💎 The Three-Asset Portfolio Strategy: 11.06% Annual Return with Max Drawdown Reduced from -83% to -49%
[DISCLAIMER] This article is for educational and informational purposes only and does not constitute investment advice. Readers should consult with qualified financial professionals before making any investment decisions.
"Uncle Haowai, I finished reading your QQQ article. The 11.12% annual return is impressive, but the -82.96% drawdown during the 2000 tech bubble is terrifying. I'm 42 years old with $1 million to invest. If it drops to $170,000, I definitely can't handle it. Is there a strategy that maintains returns while significantly reducing drawdowns?"
This message from a reader last week represents the dilemma facing most middle-aged investors: wanting high returns without enduring massive drawdowns.

Today, I'll provide the answer using 25.4 years of real backtest data (2000-2025): The Three-Asset Portfolio.
Through scientific asset allocation verified by 9 optimization algorithms, this portfolio achieved:
- Annual return: 11.06% (virtually matching QQQ's 11.12%, only 0.06% difference)
- Maximum drawdown: -49.35% (33.61% lower than QQQ, a 40.5% reduction)
- Excess annual return vs SPY: 2.75%
- Sharpe ratio: 0.5051 (1.68x QQQ's 0.3009)
What are these three asset classes?
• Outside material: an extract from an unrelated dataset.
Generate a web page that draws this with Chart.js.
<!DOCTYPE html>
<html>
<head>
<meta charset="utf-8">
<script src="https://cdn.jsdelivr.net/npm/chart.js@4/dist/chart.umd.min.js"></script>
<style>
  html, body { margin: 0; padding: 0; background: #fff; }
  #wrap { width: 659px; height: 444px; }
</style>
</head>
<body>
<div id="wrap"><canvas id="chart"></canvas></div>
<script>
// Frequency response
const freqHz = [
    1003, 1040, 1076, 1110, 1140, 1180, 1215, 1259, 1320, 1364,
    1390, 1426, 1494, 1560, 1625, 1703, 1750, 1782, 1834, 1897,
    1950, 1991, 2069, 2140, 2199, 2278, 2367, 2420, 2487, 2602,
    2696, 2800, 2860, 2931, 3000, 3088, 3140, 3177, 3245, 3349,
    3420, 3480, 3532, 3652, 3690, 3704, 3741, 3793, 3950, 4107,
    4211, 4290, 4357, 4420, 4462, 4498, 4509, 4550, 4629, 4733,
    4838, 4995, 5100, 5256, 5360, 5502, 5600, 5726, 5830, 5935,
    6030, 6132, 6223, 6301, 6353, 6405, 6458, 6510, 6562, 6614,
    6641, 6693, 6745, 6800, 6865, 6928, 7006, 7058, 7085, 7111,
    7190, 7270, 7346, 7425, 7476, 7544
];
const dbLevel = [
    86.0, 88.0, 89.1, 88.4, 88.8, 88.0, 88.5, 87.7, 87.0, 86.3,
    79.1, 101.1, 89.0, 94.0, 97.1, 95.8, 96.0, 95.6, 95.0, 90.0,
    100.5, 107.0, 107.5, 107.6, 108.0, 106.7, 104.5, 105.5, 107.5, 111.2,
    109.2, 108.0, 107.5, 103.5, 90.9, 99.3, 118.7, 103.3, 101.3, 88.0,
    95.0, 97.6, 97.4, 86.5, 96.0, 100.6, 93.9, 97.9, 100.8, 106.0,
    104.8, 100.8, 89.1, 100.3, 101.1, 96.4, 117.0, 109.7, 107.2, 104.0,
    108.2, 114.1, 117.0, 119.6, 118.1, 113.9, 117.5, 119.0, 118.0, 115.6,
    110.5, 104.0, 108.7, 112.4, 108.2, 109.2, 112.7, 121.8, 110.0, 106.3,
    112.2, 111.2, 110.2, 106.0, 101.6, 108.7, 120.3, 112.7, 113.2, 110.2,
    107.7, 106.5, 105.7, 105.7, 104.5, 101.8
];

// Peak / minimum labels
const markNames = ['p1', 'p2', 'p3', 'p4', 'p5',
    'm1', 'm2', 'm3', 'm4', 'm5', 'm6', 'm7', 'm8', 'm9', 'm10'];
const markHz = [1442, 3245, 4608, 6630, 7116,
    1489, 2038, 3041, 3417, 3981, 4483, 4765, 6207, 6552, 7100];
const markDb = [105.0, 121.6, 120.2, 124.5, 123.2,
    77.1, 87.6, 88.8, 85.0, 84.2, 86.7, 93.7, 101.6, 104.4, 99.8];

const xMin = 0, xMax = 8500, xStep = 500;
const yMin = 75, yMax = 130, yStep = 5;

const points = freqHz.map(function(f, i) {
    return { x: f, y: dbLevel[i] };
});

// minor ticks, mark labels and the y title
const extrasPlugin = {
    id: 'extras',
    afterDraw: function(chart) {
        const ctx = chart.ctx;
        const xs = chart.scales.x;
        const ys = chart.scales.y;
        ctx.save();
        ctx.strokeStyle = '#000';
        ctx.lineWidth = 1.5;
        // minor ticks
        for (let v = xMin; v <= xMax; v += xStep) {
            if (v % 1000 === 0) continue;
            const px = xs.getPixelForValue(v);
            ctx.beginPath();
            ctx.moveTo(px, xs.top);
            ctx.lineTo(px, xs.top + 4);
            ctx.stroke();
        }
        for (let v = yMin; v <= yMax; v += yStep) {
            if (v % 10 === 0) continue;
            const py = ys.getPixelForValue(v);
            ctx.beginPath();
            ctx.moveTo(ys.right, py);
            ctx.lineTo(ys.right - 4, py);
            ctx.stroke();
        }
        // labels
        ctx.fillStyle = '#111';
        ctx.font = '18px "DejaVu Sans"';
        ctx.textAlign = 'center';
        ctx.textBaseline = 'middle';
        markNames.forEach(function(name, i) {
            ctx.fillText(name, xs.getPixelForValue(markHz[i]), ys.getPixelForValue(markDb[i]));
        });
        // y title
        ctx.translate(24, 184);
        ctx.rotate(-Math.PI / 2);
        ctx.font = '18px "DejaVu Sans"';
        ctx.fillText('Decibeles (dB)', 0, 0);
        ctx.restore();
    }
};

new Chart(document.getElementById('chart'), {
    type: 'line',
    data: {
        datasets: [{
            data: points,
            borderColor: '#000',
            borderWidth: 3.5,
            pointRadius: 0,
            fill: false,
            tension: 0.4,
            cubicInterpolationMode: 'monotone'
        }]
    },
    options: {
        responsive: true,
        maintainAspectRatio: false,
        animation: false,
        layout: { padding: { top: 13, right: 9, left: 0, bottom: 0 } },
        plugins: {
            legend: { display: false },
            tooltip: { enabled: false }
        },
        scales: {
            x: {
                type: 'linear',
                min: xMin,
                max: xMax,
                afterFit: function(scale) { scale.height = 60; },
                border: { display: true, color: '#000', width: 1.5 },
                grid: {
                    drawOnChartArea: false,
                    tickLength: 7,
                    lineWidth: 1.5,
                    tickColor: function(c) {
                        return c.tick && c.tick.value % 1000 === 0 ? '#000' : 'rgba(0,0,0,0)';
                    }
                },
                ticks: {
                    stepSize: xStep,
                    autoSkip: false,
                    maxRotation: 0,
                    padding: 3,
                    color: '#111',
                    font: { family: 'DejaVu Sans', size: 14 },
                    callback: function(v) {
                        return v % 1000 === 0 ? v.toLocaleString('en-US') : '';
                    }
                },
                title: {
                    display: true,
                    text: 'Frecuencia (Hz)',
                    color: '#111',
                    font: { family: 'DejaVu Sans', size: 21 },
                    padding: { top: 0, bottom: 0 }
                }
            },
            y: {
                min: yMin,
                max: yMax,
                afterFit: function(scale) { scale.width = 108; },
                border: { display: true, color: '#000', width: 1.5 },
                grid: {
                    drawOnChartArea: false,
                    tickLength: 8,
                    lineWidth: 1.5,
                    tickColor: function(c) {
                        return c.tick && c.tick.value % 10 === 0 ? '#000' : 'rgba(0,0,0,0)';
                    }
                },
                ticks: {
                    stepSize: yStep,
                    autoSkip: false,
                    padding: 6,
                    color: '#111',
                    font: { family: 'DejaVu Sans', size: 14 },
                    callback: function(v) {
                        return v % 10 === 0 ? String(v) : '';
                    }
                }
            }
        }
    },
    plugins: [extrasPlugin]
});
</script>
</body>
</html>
How is the allocation determined? Why is this ratio mathematically optimal? How did it perform during three major crises over 25 years?
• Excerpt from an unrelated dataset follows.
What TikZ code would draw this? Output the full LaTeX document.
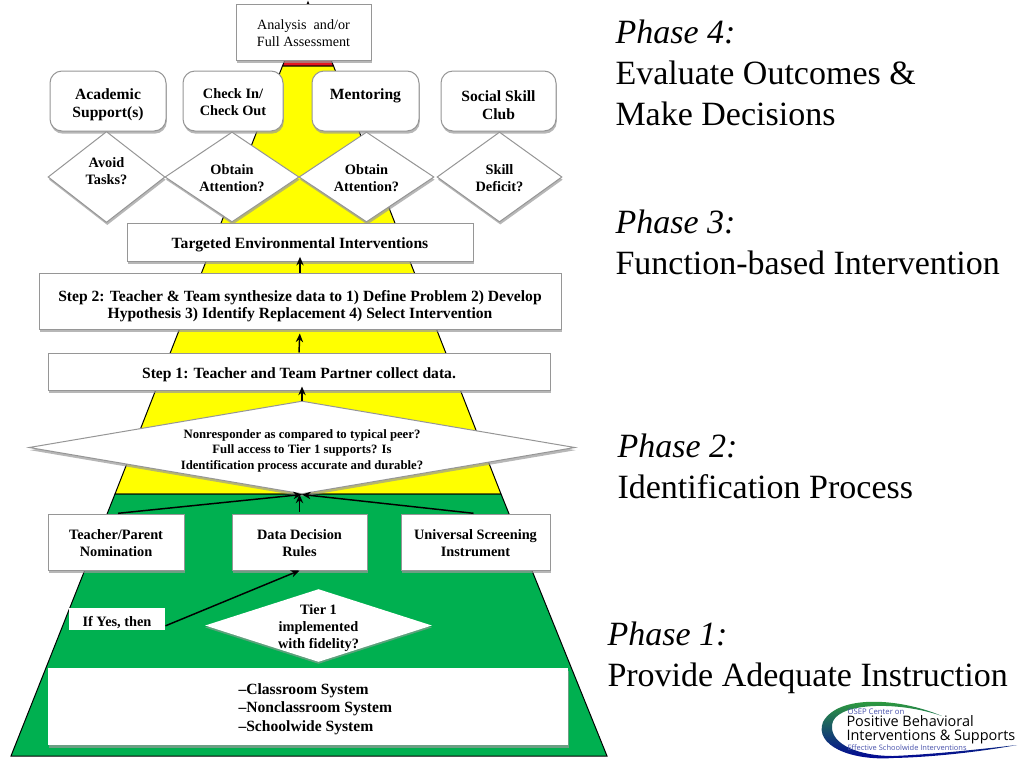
\documentclass[tikz,border=0pt]{standalone}
\usepackage{fontspec}
\setmainfont{Liberation Serif}
\newfontfamily\logofont{Open Sans}
\usetikzlibrary{shapes.geometric,shadows,arrows.meta}

\definecolor{pyrred}{RGB}{229,24,32}
\definecolor{pyryellow}{RGB}{255,255,0}
\definecolor{pyrgreen}{RGB}{0,176,80}
\definecolor{boxline}{RGB}{150,150,150}
\definecolor{osepblue}{RGB}{70,80,170}

\tikzset{every picture/.style={line width=0.75pt}}
\tikzset{
  softshadow/.style={drop shadow={shadow xshift=0.6pt,shadow yshift=-2pt,fill=black!40,opacity=0.7}},
  boxtext/.style={inner sep=0pt,align=center,font=\bfseries\fontsize{11.7}{13}\selectfont},
  smalltext/.style={inner sep=0pt,align=center,font=\bfseries\fontsize{10.75}{13}\selectfont},
  whitebox/.style={rectangle,draw=boxline,fill=white,inner sep=0pt,softshadow},
  roundbox/.style={whitebox,rounded corners=9pt},
  choice/.style={diamond,draw=boxline,fill=white,inner sep=0pt,softshadow},
  upline/.style={line width=1.1pt,-{Stealth[length=6.5pt,width=5.5pt]}},
  phasetext/.style={anchor=north west,inner sep=0pt,align=left,font=\fontsize{25.5}{30.8}\selectfont},
  pyrside/.style={draw=black,line width=0.75pt}
}

\begin{document}
\begin{tikzpicture}[x=0.75pt,y=0.75pt,yscale=-1,xscale=1]
\useasboundingbox (0,0) rectangle (1024,768);

%Shape: Triangle
\draw [pyrside,fill=pyrred] (308,2) -- (282.5,66) -- (333.5,66) -- cycle ;
%Shape: Trapezoid
\draw [pyrside,fill=pyryellow] (282.5,66) -- (333.5,66) -- (501,494) -- (115,494) -- cycle ;
%Shape: Trapezoid
\draw [pyrside,fill=pyrgreen] (115,494) -- (501,494) -- (607,756) -- (11,756) -- cycle ;

% Top row
\draw (303.5,32) node [whitebox,minimum width=101.25pt,minimum height=42pt] (analysis) {};
\draw (108,101) node [roundbox,minimum width=87pt,minimum height=45pt] (academic) {};
\draw (233,101) node [roundbox,minimum width=75pt,minimum height=45pt] (checkin) {};
\draw (365.5,101) node [roundbox,minimum width=80.25pt,minimum height=45pt] (mentoring) {};
\draw (498.5,101) node [roundbox,minimum width=86.25pt,minimum height=45pt] (social) {};

% Function diamonds
\draw (106.5,177) node [choice,minimum width=87.75pt,minimum height=68.25pt] (avoid) {};
\draw (232,177) node [choice,minimum width=100.5pt,minimum height=67.5pt] (obtainl) {};
\draw (366.5,177) node [choice,minimum width=101.25pt,minimum height=67.5pt] (obtainr) {};
\draw (499.5,177) node [choice,minimum width=93.75pt,minimum height=67.5pt] (skill) {};

% Steps
\draw (300,242) node [whitebox,minimum width=259.5pt,minimum height=28.5pt] (targeted) {};
\draw (300,301) node [whitebox,minimum width=391.5pt,minimum height=42pt] (steptwo) {};
\draw (299,371.5) node [whitebox,minimum width=376.5pt,minimum height=27.75pt] (stepone) {};
\draw (302,447.5) node [choice,minimum width=409.5pt,minimum height=69.75pt] (nonresp) {};

% Data sources
\draw (116,542) node [whitebox,minimum width=102pt,minimum height=42pt] (nomination) {};
\draw (299.5,542) node [whitebox,minimum width=101.25pt,minimum height=42pt] (rules) {};
\draw (475.5,542) node [whitebox,minimum width=111.75pt,minimum height=42pt] (screening) {};

% Tier 1
\draw (117,619) node [rectangle,fill=white,inner sep=0pt,minimum width=72pt,minimum height=16.5pt] (ifyes) {};
\draw (318.5,625.5) node [diamond,fill=white,inner sep=0pt,minimum width=170.25pt,minimum height=54.75pt,drop shadow={shadow xshift=0pt,shadow yshift=-1.5pt,fill=black!40,opacity=0.6}] (fidelity) {};
\draw (308,706.5) node [whitebox,draw=none,minimum width=390pt,minimum height=57.75pt] (systems) {};

%Straight Lines
\draw [upline,shorten >=-3.5pt] (steptwo.north) -- (targeted.south);
\draw [upline,shorten >=3pt] (stepone.north) -- (steptwo.south);
\draw [upline,shorten >=-3pt] (nonresp.north) -- (stepone.south -| nonresp.north);
\draw [upline,shorten <=1.5pt] (nomination.north) -- (nonresp.south);
\draw [upline,shorten <=1.5pt] (rules.north) -- (rules.north |- nonresp.south);
\draw [upline,shorten <=1.5pt] (screening.north) -- (nonresp.south);
\draw [upline] (ifyes.-8) -- (rules.south);

% Text Node
\draw (303.5,33) node [boxtext,font=\fontsize{10.6}{13}\selectfont] (analysistext) {Analysis\ \ and/or\\Full Assessment};
% Text Node
\draw (108,105) node [boxtext,font=\bfseries\fontsize{11.7}{13.5}\selectfont] (academictext) {Academic\\Support(s)};
% Text Node
\draw (233,102) node [smalltext] (checkintext) {Check In/\\Check Out};
% Text Node
\draw (365.5,96) node [boxtext] (mentoringtext) {Mentoring};
% Text Node
\draw (498.5,105) node [boxtext,font=\bfseries\fontsize{11.7}{13.5}\selectfont] (socialtext) {Social Skill\\Club};
% Text Node
\draw (106.5,171) node [smalltext] (avoidtext) {Avoid\\Tasks?};
% Text Node
\draw (232,178) node [smalltext] (obtainltext) {Obtain\\Attention?};
% Text Node
\draw (366.5,178) node [smalltext] (obtainrtext) {Obtain\\Attention?};
% Text Node
\draw (499.5,178) node [smalltext] (skilltext) {Skill\\Deficit?};
% Text Node
\draw (300,245) node [boxtext] (targetedtext) {Targeted Environmental Interventions};
% Text Node
\draw (300,306.5) node [boxtext] (steptwotext) {Step 2: Teacher \& Team synthesize data to 1) Define Problem 2) Develop\\Hypothesis 3) Identify Replacement 4) Select Intervention};
% Text Node
\draw (299,375) node [boxtext] (steponetext) {Step 1: Teacher and Team Partner collect data.};
% Text Node
\draw (302,450.5) node [boxtext,font=\bfseries\fontsize{9.55}{11.6}\selectfont] (nonresptext) {Nonresponder as compared to typical peer?\\Full access to Tier 1 supports? Is\\Identification process accurate and durable?};
% Text Node
\draw (116,543) node [smalltext] (nominationtext) {Teacher/Parent\\Nomination};
% Text Node
\draw (299.5,543) node [smalltext] (rulestext) {Data Decision\\Rules};
% Text Node
\draw (475.5,543) node [smalltext] (screeningtext) {Universal Screening\\Instrument};
% Text Node
\draw (117,623) node [smalltext] (ifyestext) {If Yes, then};
% Text Node
\draw (318.5,628) node [smalltext] (fidelitytext) {Tier 1\\implemented\\with fidelity?};
% Text Node
\draw (238,709) node [anchor=west,inner sep=0pt,align=left,font=\bfseries\fontsize{11.7}{13.9}\selectfont] (systemlist) {--Classroom System\\--Nonclassroom System\\--Schoolwide System};

% Phase labels
\draw (615,19) node [phasetext] (phasefour) {\textit{Phase 4:}\\Evaluate Outcomes \&\\Make Decisions};
\draw (615,209) node [phasetext] (phasethree) {\textit{Phase 3:}\\Function-based Intervention};
\draw (617,433) node [phasetext] (phasetwo) {\textit{Phase 2:}\\Identification Process};
\draw (607,621.5) node [phasetext] (phaseone) {\textit{Phase 1:}\\Provide Adequate Instruction};

%Shape: Logo swoosh
\shade [top color=green!60!black!80,bottom color=blue!60!black,draw=none] (942,716) .. controls (900,698) and (838,694) .. (823,722) .. controls (814,745) and (850,761) .. (893,758) .. controls (940,757) and (990,750) .. (1017,745) .. controls (990,748) and (940,754) .. (893,756) .. controls (860,756) and (830,745) .. (832,725) .. controls (834,703) and (895,700) .. (942,716) -- cycle ;
% Text Node
\draw (847,712) node [anchor=west,inner sep=0pt,text=osepblue,font=\logofont\fontsize{5.8}{6}\selectfont] (osep) {OSEP Center on};
\draw (846,721.5) node [anchor=west,inner sep=0pt,font=\logofont\fontsize{10.85}{12}\selectfont] (pbis) {Positive Behavioral};
\draw (846,736.5) node [anchor=west,inner sep=0pt,font=\logofont\fontsize{10.85}{12}\selectfont] (supports) {Interventions \& Supports};
\draw (847,747.5) node [anchor=west,inner sep=0pt,text=osepblue,font=\logofont\fontsize{5.6}{6}\selectfont] (effective) {Effective Schoolwide Interventions};
\end{tikzpicture}
\end{document}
The answers are in this article.
I'm Uncle Haowai, a practitioner with years of experience in quantitative trading and financial education. Today, I'm not discussing theory—I'm letting the data speak.
I. The -82.96% Drawdown: The Long Agony from $1 Million to $170,000
1.1 This Isn't Hypothetical—It Actually Happened
March 10, 2000: The Nasdaq 100 Index peaked at 4,704 points.